__WHAT YOU WILL DO__. Reproduce all of the data exactly.

__COLLECTED DATA__.

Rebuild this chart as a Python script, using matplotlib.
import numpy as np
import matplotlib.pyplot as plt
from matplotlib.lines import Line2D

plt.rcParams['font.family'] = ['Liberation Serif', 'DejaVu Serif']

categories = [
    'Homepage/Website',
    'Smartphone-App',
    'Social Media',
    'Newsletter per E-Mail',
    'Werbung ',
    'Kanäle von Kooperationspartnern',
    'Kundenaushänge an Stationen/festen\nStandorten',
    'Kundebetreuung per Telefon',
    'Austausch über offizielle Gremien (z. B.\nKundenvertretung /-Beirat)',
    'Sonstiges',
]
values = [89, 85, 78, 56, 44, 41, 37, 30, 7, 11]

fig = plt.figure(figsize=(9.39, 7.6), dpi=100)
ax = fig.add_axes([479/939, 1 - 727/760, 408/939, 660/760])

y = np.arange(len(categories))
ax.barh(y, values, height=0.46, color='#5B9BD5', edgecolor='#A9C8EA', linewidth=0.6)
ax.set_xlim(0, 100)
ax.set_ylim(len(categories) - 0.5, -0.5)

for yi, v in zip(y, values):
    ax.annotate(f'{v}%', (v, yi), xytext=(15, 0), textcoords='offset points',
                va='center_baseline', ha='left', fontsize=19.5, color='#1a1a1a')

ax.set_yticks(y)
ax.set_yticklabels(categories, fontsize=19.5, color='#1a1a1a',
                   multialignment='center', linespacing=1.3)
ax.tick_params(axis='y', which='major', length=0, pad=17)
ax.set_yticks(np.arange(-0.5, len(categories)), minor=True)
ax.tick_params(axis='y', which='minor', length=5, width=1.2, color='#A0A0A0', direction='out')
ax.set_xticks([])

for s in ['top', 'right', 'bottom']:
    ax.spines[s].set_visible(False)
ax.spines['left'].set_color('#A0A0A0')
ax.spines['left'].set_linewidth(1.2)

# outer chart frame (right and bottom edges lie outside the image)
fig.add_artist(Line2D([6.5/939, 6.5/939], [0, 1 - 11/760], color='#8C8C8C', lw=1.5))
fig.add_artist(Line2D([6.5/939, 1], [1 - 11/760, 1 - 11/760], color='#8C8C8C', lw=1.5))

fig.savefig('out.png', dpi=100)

__RESULT FOR THIS TASK__.
Rebuild this chart as a Python script, using matplotlib.
import numpy as np
import matplotlib.pyplot as plt
from matplotlib.lines import Line2D

plt.rcParams['font.family'] = ['Liberation Serif', 'DejaVu Serif']

categories = [
    'Homepage/Website',
    'Smartphone-App',
    'Social Media',
    'Newsletter per E-Mail',
    'Werbung ',
    'Kanäle von Kooperationspartnern',
    'Kundenaushänge an Stationen/festen\nStandorten',
    'Kundebetreuung per Telefon',
    'Austausch über offizielle Gremien (z. B.\nKundenvertretung /-Beirat)',
    'Sonstiges',
]
values = [89, 85, 78, 56, 44, 41, 37, 30, 7, 11]

fig = plt.figure(figsize=(9.39, 7.6), dpi=100)
ax = fig.add_axes([479/939, 1 - 727/760, 408/939, 660/760])

y = np.arange(len(categories))
ax.barh(y, values, height=0.46, color='#5B9BD5', edgecolor='#A9C8EA', linewidth=0.6)
ax.set_xlim(0, 100)
ax.set_ylim(len(categories) - 0.5, -0.5)

for yi, v in zip(y, values):
    ax.annotate(f'{v}%', (v, yi), xytext=(15, 0), textcoords='offset points',
                va='center_baseline', ha='left', fontsize=19.5, color='#1a1a1a')

ax.set_yticks(y)
ax.set_yticklabels(categories, fontsize=19.5, color='#1a1a1a',
                   multialignment='center', linespacing=1.3)
ax.tick_params(axis='y', which='major', length=0, pad=17)
ax.set_yticks(np.arange(-0.5, len(categories)), minor=True)
ax.tick_params(axis='y', which='minor', length=5, width=1.2, color='#A0A0A0', direction='out')
ax.set_xticks([])

for s in ['top', 'right', 'bottom']:
    ax.spines[s].set_visible(False)
ax.spines['left'].set_color('#A0A0A0')
ax.spines['left'].set_linewidth(1.2)

# outer chart frame (right and bottom edges lie outside the image)
fig.add_artist(Line2D([6.5/939, 6.5/939], [0, 1 - 11/760], color='#8C8C8C', lw=1.5))
fig.add_artist(Line2D([6.5/939, 1], [1 - 11/760, 1 - 11/760], color='#8C8C8C', lw=1.5))

fig.savefig('out.png', dpi=100)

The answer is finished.